Dive Brief:
- Schneider Electric recently announced a partnership with GlaxoSmithKline to manage the GSK Supplier Exchange, an online community meant to help the big pharma's supply chain partners share ideas for cutting greenhouse gas emissions.
- The Exchange is a members-only, free platform for GSK's more than 500 suppliers to connect with experts, consultants and peers, and benchmark results of sustainability initiatives. As community manager, Schneider Electric will create and curate content for supplier exchange members.
- The big pharma notes that, as more than 50% of its emissions are directly tied to its supply chain, it needed a way to address its entire community at once. So far, more than 700 members from 360 suppliers have signed up for the service.
Dive Insight:
As worldwide regulations on carbon emissions tighten, global companies are beginning to realize the path to sustainability will require help from their supply chain partners and thought leadership.
GSK's Supplier Exchange, and partnership with Schneider Electric, is a case study on how companies and suppliers can go beyond compliance when it comes to sustainability. When the program first launched, the company stated 65% of suppliers did not have an "active programme in place to reduce energy costs," Matt Wilson, head of GSK's global Environmental Sustainability Centre of Excellence said in a release at the time.
Yet, despite the company's £2 billion ($2.6 billion) spend on materials, and the fact that more than 50% of GSK's carbon footprint is tied to its supply chain, not "one single supplier had more than 1% impact on our carbon footprint." GSK's own operations only account for 19% of the company's emission footprint, according to the GSK Responsible Business Supplement 2016.

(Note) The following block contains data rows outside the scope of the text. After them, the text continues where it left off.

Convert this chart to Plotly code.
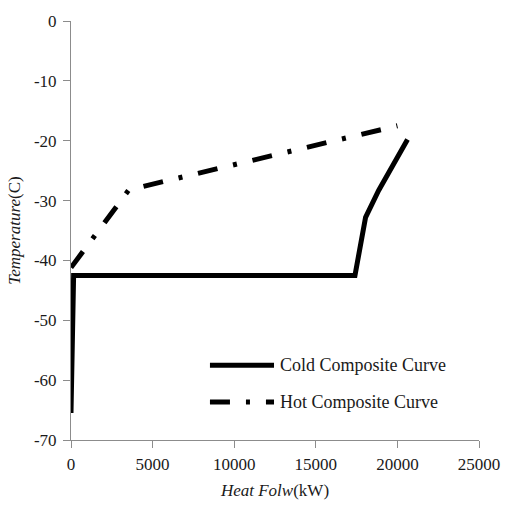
import plotly.graph_objects as go

# Data
cold_x = [0, 160, 17400, 18050, 18850, 19660, 20620]
cold_t = [-65.5, -42.5, -42.5, -32.8, -28.3, -24.4, -19.8]
hot_x = [0, 3550, 20000]
hot_t = [-41.2, -28.2, -17.5]

x_ticks = [0, 5000, 10000, 15000, 20000, 25000]
y_ticks = [0, -10, -20, -30, -40, -50, -60, -70]

legend_names = ["Cold Composite Curve", "Hot Composite Curve"]

FONT = "Liberation Serif"
HOT_DASH = "20px,16px,4px,16px"
TXT = "#1a1a1a"

fig = go.Figure()
fig.add_trace(go.Scatter(x=cold_x, y=cold_t, mode="lines", name=legend_names[0],
                         line=dict(color="black", width=5), showlegend=False))
fig.add_trace(go.Scatter(x=hot_x, y=hot_t, mode="lines", name=legend_names[1],
                         line=dict(color="black", width=5, dash=HOT_DASH), showlegend=False))

W, H = 512, 513
L, R, T, B = 71, 27, 20, 73
pw = W - L - R
ph = H - T - B

def px(x):
    return (x - L) / pw

def py(y):
    return 1 - (y - T) / ph

# Manual legend (line samples + labels)
shapes = []
annotations = []
rows = [(365, dict(color="black", width=5)), (402, dict(color="black", width=5, dash=HOT_DASH))]
for (yy, ln), name in zip(rows, legend_names):
    shapes.append(dict(type="line", xref="paper", yref="paper",
                       x0=px(212), x1=px(277), y0=py(yy), y1=py(yy), line=ln))
    annotations.append(dict(xref="paper", yref="paper", x=px(281), y=py(yy),
                            xanchor="left", yanchor="middle", text=name, showarrow=False,
                            font=dict(family=FONT, size=18, color=TXT)))

fig.update_layout(
    width=W, height=H,
    margin=dict(l=L, r=R, t=T, b=B),
    paper_bgcolor="white", plot_bgcolor="white",
    font=dict(family=FONT, size=17, color=TXT),
    shapes=shapes, annotations=annotations,
    showlegend=False,
    xaxis=dict(range=[0, 25000], tickvals=x_ticks, ticktext=[str(v) for v in x_ticks],
               showgrid=False, zeroline=False, showline=True, linecolor="#8c8c8c", linewidth=1,
               ticks="outside", ticklen=7, tickcolor="#8c8c8c", ticklabelstandoff=2,
               tickfont=dict(family=FONT, size=17, color=TXT),
               title=dict(text="<i>Heat Folw</i>(kW)", font=dict(family=FONT, size=17), standoff=10)),
    yaxis=dict(range=[-70, 0], tickvals=y_ticks, ticktext=[str(v) for v in y_ticks],
               showgrid=False, zeroline=False, showline=True, linecolor="#8c8c8c", linewidth=1,
               ticks="outside", ticklen=7, tickcolor="#8c8c8c", ticklabelstandoff=3,
               tickfont=dict(family=FONT, size=17, color=TXT),
               title=dict(text="<i>Temperature</i>(C)", font=dict(family=FONT, size=17), standoff=8)),
)

fig.write_html("out.html")
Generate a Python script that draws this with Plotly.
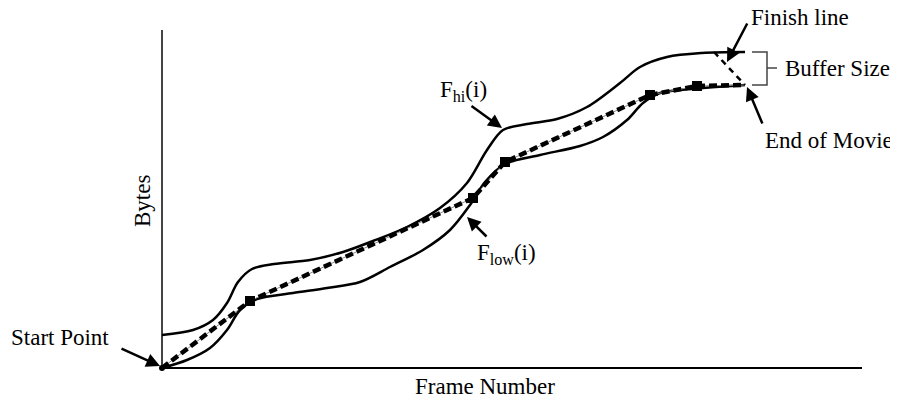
import plotly.graph_objects as go

# curve data (frame number, bytes) in arbitrary units
hi_frames = [0, 31, 51, 65, 76, 90, 112, 148, 181, 211, 245, 278, 305, 325, 341,
             365, 395, 425, 458, 478, 505, 540, 583]
hi_bytes = [33, 38, 48, 65, 86, 99, 104, 108, 116, 127, 141, 160, 185, 218, 238,
            244, 249, 261, 285, 301, 311, 315, 316]

low_frames = [0, 25, 48, 65, 78, 95, 131, 165, 198, 228, 261, 288, 308, 323, 343,
              378, 418, 441, 465, 481, 498, 530, 583]
low_bytes = [0, 8, 20, 38, 58, 69, 75, 80, 86, 101, 118, 138, 163, 186, 204,
             213, 222, 231, 248, 265, 275, 279, 283]

sched_frames = [0, 88, 311, 343, 488, 535, 583]
sched_bytes = [0, 67, 170, 206, 273, 282, 283]

finish_frames = [552, 583]
finish_bytes = [316, 283]

bracket_frames = [590, 605, 605, 590]
bracket_bytes = [316, 316, 283, 283]
tick_frames = [605, 615]
tick_bytes = [300, 300]

FONT = "Liberation Serif"

fig = go.Figure()

# axes
fig.add_trace(go.Scatter(x=[0, 0], y=[0, 338], mode="lines",
                         line=dict(color="#444", width=2), showlegend=False, hoverinfo="skip"))
fig.add_trace(go.Scatter(x=[0, 700], y=[0, 0], mode="lines",
                         line=dict(color="black", width=2), showlegend=False, hoverinfo="skip"))

# bounds
fig.add_trace(go.Scatter(x=hi_frames, y=hi_bytes, mode="lines", line_shape="spline",
                         line=dict(color="black", width=2.5, smoothing=0.9), showlegend=False))
fig.add_trace(go.Scatter(x=low_frames, y=low_bytes, mode="lines", line_shape="spline",
                         line=dict(color="black", width=2.5, smoothing=0.9), showlegend=False))

# schedule: thin line under thick dashes
fig.add_trace(go.Scatter(x=sched_frames, y=sched_bytes, mode="lines",
                         line=dict(color="#888", width=1), showlegend=False))
fig.add_trace(go.Scatter(x=sched_frames, y=sched_bytes, mode="lines",
                         line=dict(color="black", width=4.5, dash="8px,4px"), showlegend=False))
fig.add_trace(go.Scatter(x=sched_frames[1:-1], y=sched_bytes[1:-1], mode="markers",
                         marker=dict(symbol="square", size=10, color="black"), showlegend=False))
fig.add_trace(go.Scatter(x=sched_frames[:1], y=sched_bytes[:1], mode="markers",
                         marker=dict(symbol="circle", size=6, color="black"), showlegend=False))

# finish line and buffer bracket
fig.add_trace(go.Scatter(x=finish_frames, y=finish_bytes, mode="lines",
                         line=dict(color="black", width=2.5, dash="6px,5px"), showlegend=False))
fig.add_trace(go.Scatter(x=bracket_frames, y=bracket_bytes, mode="lines",
                         line=dict(color="#444", width=1.5), showlegend=False))
fig.add_trace(go.Scatter(x=tick_frames, y=tick_bytes, mode="lines",
                         line=dict(color="#444", width=1.5), showlegend=False))

labels = [
    ("Bytes", -20, 167, -90),
    ("Frame Number", 323, -18, 0),
    ("Start Point", -102, 31, 0),
    ("F<sub>hi</sub>(i)", 301, 277, 0),
    ("F<sub>low</sub>(i)", 344, 114, 0),
    ("Finish line", 638, 351, 0),
    ("Buffer Size", 675, 300, 0),
    ("End of Movie", 667, 228, 0),
]
for txt, x, y, ang in labels:
    fig.add_annotation(x=x, y=y, text=txt, showarrow=False, textangle=ang,
                       font=dict(family=FONT, size=23, color="black"))

arrows = [
    (-2, 2, -40, -18),
    (340, 240, -32, -23),
    (305, 151, 21, 21),
    (565, 306, 21, -40),
    (585, 281, 16, 38),
]
for x, y, ax, ay in arrows:
    fig.add_annotation(x=x, y=y, ax=ax, ay=ay, text="", showarrow=True,
                       arrowhead=2, arrowsize=1.1, arrowwidth=2.5, arrowcolor="black")

# the page body adds an 8px offset, so ranges are shifted to compensate
fig.update_layout(
    width=898, height=402,
    margin=dict(l=0, r=0, t=0, b=0),
    plot_bgcolor="white", paper_bgcolor="white",
    xaxis=dict(range=[-154, 744], visible=False, fixedrange=True),
    yaxis=dict(range=[-42, 360], visible=False, fixedrange=True),
    showlegend=False,
)

fig.write_html("out.html")
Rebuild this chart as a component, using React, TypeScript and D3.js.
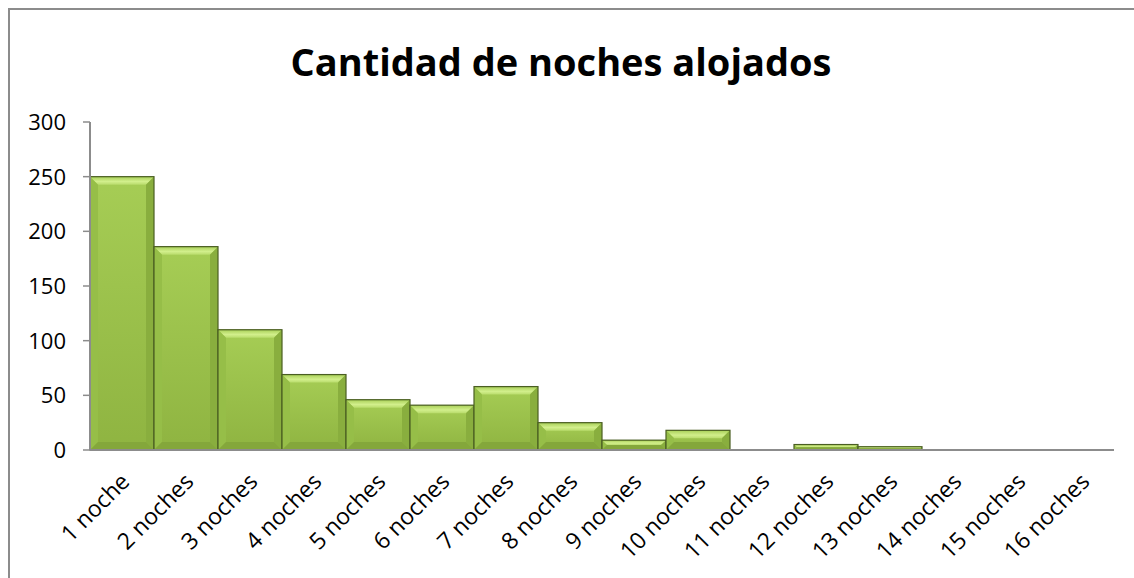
import React from 'react';
import * as d3 from 'd3';

const title = 'Cantidad de noches alojados';
const categories = [
  '1 noche', '2 noches', '3 noches', '4 noches', '5 noches', '6 noches', '7 noches', '8 noches',
  '9 noches', '10 noches', '11 noches', '12 noches', '13 noches', '14 noches', '15 noches', '16 noches',
];
const values = [250, 186, 110, 69, 46, 41, 58, 25, 9, 18, 0, 5, 3, 0, 0, 0];
const yTicks = [0, 50, 100, 150, 200, 250, 300];

const W = 1134;
const H = 578;
const left = 90;
const right = 1114;
const top = 122;
const bottom = 450;

export default function App() {
  const x = d3.scaleBand<string>().domain(categories).range([left, right]).padding(0);
  const y = d3.scaleLinear().domain([0, 300]).range([bottom, top]);

  const bars = categories.map((c, i) => {
    const v = values[i];
    if (!v) return null;
    const x0 = x(c)!;
    const w = x.bandwidth();
    const y0 = y(v);
    const h = bottom - y0;
    const b = Math.min(8, h / 2, w / 2);
    const x1 = x0 + w;
    const y1 = bottom;
    return (
      <g key={c}>
        <rect x={x0} y={y0} width={w} height={h} fill="url(#face)" />
        {/* top bevel */}
        <polygon points={`${x0},${y0} ${x1},${y0} ${x1 - b},${y0 + b} ${x0 + b},${y0 + b}`} fill="url(#topBevel)" />
        {/* left bevel */}
        <polygon points={`${x0},${y0} ${x0 + b},${y0 + b} ${x0 + b},${y1 - b} ${x0},${y1}`} fill="#96be48" />
        {/* right bevel */}
        <polygon points={`${x1},${y0} ${x1 - b},${y0 + b} ${x1 - b},${y1 - b} ${x1},${y1}`} fill="#89ae3e" />
        {/* bottom bevel */}
        <polygon points={`${x0},${y1} ${x0 + b},${y1 - b} ${x1 - b},${y1 - b} ${x1},${y1}`} fill="#84a73b" />
        <rect x={x0} y={y0} width={w} height={h} fill="none" stroke="#4a5e22" strokeWidth={1.2} />
      </g>
    );
  });

  return (
    <svg width={W} height={H} style={{ position: 'absolute', left: 0, top: 0 }}>
      <defs>
        <linearGradient id="face" x1="0" y1="0" x2="0" y2="1">
          <stop offset="0" stopColor="#a6cd55" />
          <stop offset="1" stopColor="#8fb441" />
        </linearGradient>
        <linearGradient id="topBevel" x1="0" y1="0" x2="0" y2="1">
          <stop offset="0" stopColor="#a8cf57" />
          <stop offset="0.6" stopColor="#d2ef8c" />
          <stop offset="1" stopColor="#b9dc6c" />
        </linearGradient>
      </defs>
      <rect x={0} y={0} width={W} height={H} fill="#fff" />
      <rect x={9} y={9} width={W + 20} height={H + 20} fill="none" stroke="#8c8c8c" strokeWidth={2} />
      <text x={561} y={76} textAnchor="middle" fontFamily="'Open Sans', sans-serif" fontWeight="bold" fontSize={38} fill="#000">
        {title}
      </text>
      {bars}
      {/* y axis */}
      <line x1={left} y1={top} x2={left} y2={bottom} stroke="#8c8c8c" strokeWidth={2} />
      {yTicks.map(t => (
        <g key={t}>
          <line x1={left - 7} y1={y(t)} x2={left} y2={y(t)} stroke="#8c8c8c" strokeWidth={1.5} />
          <text x={66} y={y(t)} dy="0.36em" textAnchor="end" fontFamily="'Open Sans', sans-serif" fontSize={22} fill="#000">
            {t}
          </text>
        </g>
      ))}
      {/* x axis */}
      <line x1={left} y1={bottom} x2={right} y2={bottom} stroke="#8c8c8c" strokeWidth={2} />
      {categories.map(c => {
        const cx = x(c)! + x.bandwidth() / 2 + 9;
        const cy = 483;
        return (
          <text key={c} transform={`translate(${cx},${cy}) rotate(-45)`} textAnchor="end" fontFamily="'Open Sans', sans-serif" fontSize={23} fill="#000">
            {c}
          </text>
        );
      })}
    </svg>
  );
}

In other words, GSK, like many other companies whose supply chains extend to hundreds of suppliers worldwide, faced the challenge of aligning hundreds of competing priorities to reduce emissions. The company, and its suppliers, would require new ideas applicable to all if it sought to meet its goal of being carbon neutral by 2050.
The Supplier Exchange does just that, but outsources the process to the supplier community itself. "As our largest value chain impact, we focus on helping our suppliers make environmental improvements," the company wrote in the 2016 supplement. At that time, 350 companies participated in the exchange, and an additional 188 reported sustainability data separately on an online monitoring platform.
However, neither ideas nor regulations guarantee success. It takes a commitment to change processes, a particularly difficult task for manufacturing facilities with age-old equipment and practices.
For example, certain materials — like "Venotlin propellant-based inhalers, which emit greenhouse gases during use" — are disproportionately unsustainable, but widely used, per the supplement. Companies would need to dedicate a significant investment in R&D, or new relationships with more sustainable original equipment manufacturers to correct such issues.
Working with established supply chain partners to improve sustainability efforts can be as effective — if not more effective — than trying to build out new relationship. In fact, purchasing trends are favoring sustainable suppliers: other large pharmaceutical companies like Novartis and Pfizer also have materials-focused sustainability goals. As a result, pharmaceutical suppliers are incentivized to innovate, and learn from others' success.
GSK's strategy of building a community of green suppliers, and its focus on innovation given its partnership with Schneider, will only help cement that trend.